Godzilla (Warner Bros.)
Gareth Edwards’ King Of The Monsters reboot may suffer from cardboard-thin characterizations and a boring protagonist, but it’s still a lot of fun—a series of delayed reveals and Jurassic Park-isms strung together to form one of the summer’s most purely enjoyable Hollywood movies. The film’s most underrated asset, however, might be its use of music, from Alexandre Desplat’s subtle (at least by tentpole standards) score to György Ligeti’s “Requiem,” which scores the best of the movie’s set pieces.
Other catch-up releases
The year’s least surprising ”surprise hit,” the YA adaptation The Fault In Our Stars (20th Century Fox), hits home video this week. Our own A.A. Dowd called it “a snappy and resonant teenage weepie, blessed with sparks of wit and buoyed by the talents of a charismatic cast.”
It’s an otherwise slim weak for new titles, with the major foreign releases being The German Doctor (First Run Features)—Lucía Puenzo ’60s-set, Nazi-themed rehash of her debut, XXY—and Agnieszka Holland’s three-part, post-Prague Spring miniseries Burning Bush (Kino Lorber), which ran on HBO Europe last year.
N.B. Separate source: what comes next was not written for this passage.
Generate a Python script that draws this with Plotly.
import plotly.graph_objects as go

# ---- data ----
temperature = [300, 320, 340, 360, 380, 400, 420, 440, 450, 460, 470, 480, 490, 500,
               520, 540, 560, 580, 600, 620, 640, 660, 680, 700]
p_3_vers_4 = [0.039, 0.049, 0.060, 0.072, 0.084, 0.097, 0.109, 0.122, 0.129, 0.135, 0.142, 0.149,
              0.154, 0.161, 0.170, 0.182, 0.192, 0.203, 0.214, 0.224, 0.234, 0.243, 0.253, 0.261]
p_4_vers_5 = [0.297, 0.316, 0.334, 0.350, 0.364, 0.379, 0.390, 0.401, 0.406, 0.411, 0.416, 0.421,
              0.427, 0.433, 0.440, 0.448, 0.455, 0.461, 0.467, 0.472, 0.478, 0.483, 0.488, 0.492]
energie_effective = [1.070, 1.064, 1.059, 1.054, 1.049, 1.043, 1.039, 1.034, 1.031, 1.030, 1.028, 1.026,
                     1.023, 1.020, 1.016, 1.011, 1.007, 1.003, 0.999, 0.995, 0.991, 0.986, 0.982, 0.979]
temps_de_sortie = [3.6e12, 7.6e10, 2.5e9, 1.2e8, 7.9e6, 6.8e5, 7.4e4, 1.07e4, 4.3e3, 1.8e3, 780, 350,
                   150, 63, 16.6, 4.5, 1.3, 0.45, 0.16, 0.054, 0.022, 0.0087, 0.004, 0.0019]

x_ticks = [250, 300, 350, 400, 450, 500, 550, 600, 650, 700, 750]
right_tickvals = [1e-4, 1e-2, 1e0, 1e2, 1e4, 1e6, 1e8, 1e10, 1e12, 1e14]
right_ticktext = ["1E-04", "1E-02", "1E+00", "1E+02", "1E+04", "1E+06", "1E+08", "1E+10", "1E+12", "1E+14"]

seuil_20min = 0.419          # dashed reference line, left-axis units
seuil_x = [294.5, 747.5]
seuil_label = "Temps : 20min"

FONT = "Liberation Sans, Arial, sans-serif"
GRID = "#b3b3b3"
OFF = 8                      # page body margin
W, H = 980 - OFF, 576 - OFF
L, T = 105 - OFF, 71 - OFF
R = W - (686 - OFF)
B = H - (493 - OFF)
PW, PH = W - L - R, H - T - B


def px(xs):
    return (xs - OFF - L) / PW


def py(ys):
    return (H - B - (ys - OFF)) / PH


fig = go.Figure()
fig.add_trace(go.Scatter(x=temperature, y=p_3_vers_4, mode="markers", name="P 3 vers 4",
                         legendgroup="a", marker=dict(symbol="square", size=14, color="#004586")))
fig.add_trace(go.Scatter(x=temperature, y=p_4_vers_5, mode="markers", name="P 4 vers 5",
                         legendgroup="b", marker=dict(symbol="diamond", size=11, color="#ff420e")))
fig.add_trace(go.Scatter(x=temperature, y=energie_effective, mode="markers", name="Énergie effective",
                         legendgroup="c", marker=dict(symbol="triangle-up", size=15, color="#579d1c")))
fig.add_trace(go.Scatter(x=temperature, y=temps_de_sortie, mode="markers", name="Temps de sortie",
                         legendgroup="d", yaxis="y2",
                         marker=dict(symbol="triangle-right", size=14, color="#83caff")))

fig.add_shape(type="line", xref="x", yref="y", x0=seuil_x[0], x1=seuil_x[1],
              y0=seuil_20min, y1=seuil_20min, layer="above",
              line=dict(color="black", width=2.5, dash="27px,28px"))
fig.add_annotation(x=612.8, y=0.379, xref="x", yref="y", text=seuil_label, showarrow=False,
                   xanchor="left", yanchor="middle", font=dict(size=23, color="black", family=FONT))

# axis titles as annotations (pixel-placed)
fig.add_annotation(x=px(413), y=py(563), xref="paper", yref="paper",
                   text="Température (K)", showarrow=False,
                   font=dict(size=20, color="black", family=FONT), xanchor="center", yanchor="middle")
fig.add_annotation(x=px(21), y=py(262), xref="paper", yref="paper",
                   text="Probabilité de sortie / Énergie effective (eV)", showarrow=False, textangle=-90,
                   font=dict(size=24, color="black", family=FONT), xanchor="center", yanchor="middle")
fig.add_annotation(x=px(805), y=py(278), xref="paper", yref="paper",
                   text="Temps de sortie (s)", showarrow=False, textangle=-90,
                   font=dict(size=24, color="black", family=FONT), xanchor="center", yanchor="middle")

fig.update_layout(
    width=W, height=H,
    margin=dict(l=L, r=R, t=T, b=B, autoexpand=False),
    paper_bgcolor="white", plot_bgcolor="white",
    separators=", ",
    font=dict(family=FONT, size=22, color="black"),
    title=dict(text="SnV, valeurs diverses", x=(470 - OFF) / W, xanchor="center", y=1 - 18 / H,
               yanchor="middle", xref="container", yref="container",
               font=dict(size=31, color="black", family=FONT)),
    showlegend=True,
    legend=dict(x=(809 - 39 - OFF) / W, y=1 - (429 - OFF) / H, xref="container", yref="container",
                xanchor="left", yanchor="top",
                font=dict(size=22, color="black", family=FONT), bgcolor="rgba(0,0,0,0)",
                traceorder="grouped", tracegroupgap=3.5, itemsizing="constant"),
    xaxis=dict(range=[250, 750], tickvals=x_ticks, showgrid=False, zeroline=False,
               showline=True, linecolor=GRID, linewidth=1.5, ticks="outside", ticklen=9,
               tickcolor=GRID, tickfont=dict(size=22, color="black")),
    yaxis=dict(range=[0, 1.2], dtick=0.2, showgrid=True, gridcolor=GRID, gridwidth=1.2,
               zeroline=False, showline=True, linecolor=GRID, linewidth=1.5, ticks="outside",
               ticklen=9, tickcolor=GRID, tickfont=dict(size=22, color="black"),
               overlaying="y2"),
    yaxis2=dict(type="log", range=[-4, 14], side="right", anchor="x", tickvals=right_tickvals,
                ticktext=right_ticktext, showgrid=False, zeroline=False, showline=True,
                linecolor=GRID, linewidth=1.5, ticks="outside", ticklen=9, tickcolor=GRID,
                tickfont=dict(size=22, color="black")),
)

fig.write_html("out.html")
Also out this week: the unbearably bland Think Like A Man Too (Sony), which does away with the bizarre cult-of-personality trappings of the original, and Burt’s Buzz (Kino Lorber), a documentary about the Burt’s Bees lipbalm brand that is sure to please fans of Dr. Bronner’s Magic Soapbox and that one Chipotle commercial with the Coldplay cover performed by Willie Nelson.